CLC Board Chairman Chuck Grant said, “We are overjoyed to welcome Karla to the CLC leadership family.  The Company’s board has also been highly impressed with Karla’s business acumen and drive.  We believe Karla’s stellar results as a franchisee together with her extensive experience in the 27th largest company in the world as well as at one of the top accounting firms in the country make her the optimal person to assume the critical responsibilities involved in serving as the Company’s Chief Operating Officer. Most importantly, the board believes that the addition of Karla to the leadership team will be a strong engine to move the Company into a new phase of greater profitability and growth.”

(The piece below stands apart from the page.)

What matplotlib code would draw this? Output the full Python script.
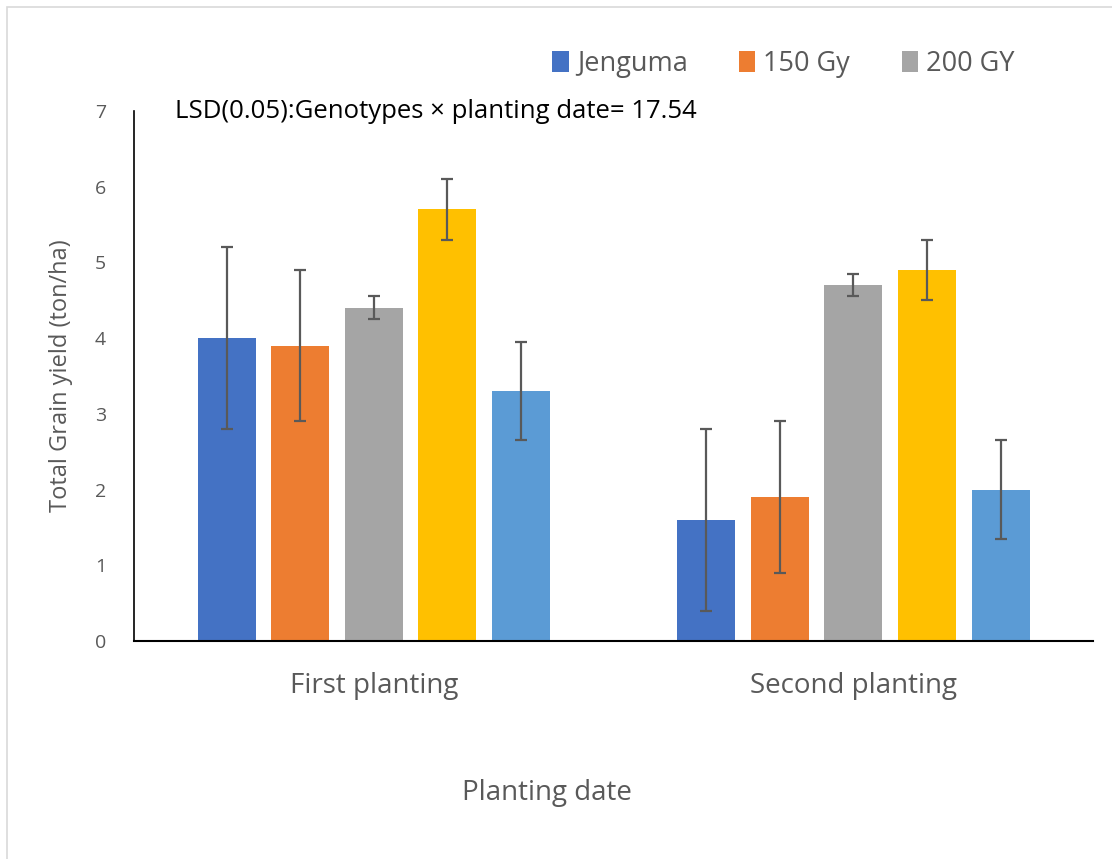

CLC President and Founder Michelle Cote added, “I have known and worked well with Karla for many years.  This is a very exciting development for the Company, and I very much look forward to working closely with her. I believe Karla’s business background and inside knowledge of how best to operate our franchises will make her a highly productive addition to the CLC leadership team.”




 



New COO Karla Kretsch remarked, “I am honored to take on the role of Chief Operating Officer and lead the Company’s vision to expand business development and grow franchise sales, continue to strengthen operations and partner with the franchises to grow their businesses.   This role will allow me to apply my experience in operations, accounting, project and risk management to create an integrated and service oriented operations organization.  I look forward to supporting the development and delivery of engaging and growth-oriented concepts providing children the opportunity to explore their interests.  I am confident that working together we will continue to build the Bricks 4 Kidz® highly recognized national and international STEM educational program and spark the imaginations of future generations of engineers, developers, architects and inventors.”

As she will be working full-time as the Company’s Chief Operating Officer, Ms. Kretsch will cede all responsibility for the operation of her Bricks 4 Kidz® franchise to her husband, Don Kretsch.

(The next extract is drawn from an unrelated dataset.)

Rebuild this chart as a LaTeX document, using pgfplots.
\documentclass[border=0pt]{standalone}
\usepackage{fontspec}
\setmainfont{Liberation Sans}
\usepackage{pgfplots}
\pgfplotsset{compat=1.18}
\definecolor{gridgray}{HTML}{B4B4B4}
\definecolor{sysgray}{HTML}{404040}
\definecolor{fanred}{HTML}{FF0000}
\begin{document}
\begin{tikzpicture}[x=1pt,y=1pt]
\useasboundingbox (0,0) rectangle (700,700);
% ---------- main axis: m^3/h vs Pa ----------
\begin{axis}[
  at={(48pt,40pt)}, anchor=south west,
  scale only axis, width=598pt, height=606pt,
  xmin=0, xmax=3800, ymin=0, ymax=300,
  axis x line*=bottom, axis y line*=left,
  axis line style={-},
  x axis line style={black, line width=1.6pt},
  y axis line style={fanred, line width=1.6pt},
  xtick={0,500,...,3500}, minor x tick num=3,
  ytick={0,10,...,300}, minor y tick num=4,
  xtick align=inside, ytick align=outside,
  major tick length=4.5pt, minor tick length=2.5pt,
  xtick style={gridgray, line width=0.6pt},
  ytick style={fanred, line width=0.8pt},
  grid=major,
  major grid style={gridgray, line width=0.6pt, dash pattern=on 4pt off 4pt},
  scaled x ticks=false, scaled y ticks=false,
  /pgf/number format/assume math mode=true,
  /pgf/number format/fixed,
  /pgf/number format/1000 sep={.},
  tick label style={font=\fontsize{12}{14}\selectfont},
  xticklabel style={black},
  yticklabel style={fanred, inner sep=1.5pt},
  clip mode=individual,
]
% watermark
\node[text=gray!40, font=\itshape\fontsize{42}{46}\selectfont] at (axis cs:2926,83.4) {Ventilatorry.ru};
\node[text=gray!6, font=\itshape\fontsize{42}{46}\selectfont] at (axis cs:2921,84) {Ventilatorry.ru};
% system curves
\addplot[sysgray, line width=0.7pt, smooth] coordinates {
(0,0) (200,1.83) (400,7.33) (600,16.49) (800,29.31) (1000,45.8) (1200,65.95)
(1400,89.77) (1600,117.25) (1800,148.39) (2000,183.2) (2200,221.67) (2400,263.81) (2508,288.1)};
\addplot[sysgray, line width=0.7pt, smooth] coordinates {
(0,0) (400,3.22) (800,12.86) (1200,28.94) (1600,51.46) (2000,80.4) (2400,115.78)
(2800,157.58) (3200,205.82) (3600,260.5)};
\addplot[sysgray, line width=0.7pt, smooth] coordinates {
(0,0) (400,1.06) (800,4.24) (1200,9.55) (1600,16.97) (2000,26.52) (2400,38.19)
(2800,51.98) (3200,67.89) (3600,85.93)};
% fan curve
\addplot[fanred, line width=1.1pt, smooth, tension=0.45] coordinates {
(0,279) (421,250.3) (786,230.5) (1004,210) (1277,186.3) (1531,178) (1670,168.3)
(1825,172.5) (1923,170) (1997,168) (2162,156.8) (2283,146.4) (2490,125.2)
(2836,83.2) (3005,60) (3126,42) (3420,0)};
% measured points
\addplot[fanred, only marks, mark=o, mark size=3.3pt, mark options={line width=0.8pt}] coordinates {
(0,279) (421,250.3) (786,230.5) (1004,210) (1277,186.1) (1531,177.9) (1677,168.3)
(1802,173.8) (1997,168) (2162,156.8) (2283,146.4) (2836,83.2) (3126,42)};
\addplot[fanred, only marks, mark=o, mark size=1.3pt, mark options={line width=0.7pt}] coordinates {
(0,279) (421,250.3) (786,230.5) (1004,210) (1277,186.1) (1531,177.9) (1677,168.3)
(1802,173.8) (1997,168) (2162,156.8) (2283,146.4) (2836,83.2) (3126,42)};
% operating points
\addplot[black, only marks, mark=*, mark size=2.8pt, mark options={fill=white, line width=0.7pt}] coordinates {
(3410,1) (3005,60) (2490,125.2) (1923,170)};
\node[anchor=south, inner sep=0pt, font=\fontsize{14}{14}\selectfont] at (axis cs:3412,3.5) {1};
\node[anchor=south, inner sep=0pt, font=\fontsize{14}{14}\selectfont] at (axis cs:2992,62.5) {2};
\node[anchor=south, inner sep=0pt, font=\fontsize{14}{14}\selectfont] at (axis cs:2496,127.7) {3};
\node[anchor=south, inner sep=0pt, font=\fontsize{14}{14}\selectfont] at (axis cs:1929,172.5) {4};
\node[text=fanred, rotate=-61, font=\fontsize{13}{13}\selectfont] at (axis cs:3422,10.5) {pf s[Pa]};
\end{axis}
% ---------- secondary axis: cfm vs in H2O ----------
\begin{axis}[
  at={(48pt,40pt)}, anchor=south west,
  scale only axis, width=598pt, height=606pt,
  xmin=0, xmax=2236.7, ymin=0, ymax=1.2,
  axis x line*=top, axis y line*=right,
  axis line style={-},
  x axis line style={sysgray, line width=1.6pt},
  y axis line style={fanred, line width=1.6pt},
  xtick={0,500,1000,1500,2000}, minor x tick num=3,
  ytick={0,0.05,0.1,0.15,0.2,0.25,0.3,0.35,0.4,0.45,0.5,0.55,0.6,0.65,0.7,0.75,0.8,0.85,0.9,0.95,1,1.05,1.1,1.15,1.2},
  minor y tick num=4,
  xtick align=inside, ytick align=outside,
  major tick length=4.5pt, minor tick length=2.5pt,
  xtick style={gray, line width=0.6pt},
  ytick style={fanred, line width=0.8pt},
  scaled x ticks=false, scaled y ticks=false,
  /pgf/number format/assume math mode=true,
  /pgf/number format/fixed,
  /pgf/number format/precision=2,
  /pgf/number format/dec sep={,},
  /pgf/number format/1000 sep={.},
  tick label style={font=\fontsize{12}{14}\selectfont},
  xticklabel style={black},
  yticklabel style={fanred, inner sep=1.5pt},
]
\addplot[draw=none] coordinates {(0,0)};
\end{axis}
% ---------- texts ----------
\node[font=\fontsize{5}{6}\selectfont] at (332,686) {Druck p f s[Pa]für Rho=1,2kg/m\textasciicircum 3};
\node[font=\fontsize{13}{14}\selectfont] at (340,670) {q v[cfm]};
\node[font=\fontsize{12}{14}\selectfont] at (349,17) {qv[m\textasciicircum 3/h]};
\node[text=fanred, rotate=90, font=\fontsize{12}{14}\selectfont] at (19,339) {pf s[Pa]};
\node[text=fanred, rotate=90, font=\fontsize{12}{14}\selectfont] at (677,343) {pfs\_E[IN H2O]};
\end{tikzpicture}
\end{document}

Shareholders who desire to receive copies of CLCN press releases directly from the Company should register by emailing the Company at: investorrelations@creativelearningcorp.com. Inquiries regarding this press release should also be directed to that web address.

This press release contains forward-looking statements within the meaning of Section 27A of the Securities Act of 1933, as amended, and Section 21E of the Securities Exchange Act of 1934, as amended. Forward-looking statements can be identified by the use of forward-looking terminology, including the words “believes,” “estimates,” “anticipates,” “expects,” “intends,” “plans,” “may,” “will,” “potential,” “projects,” “predicts,” “continue,” or “should,” or, in each case, their negative or other variations or comparable terminology. Forward-looking statements involve known and unknown risks and uncertainties that may cause our actual future results to differ materially from those projected or contemplated in the forward-looking statements.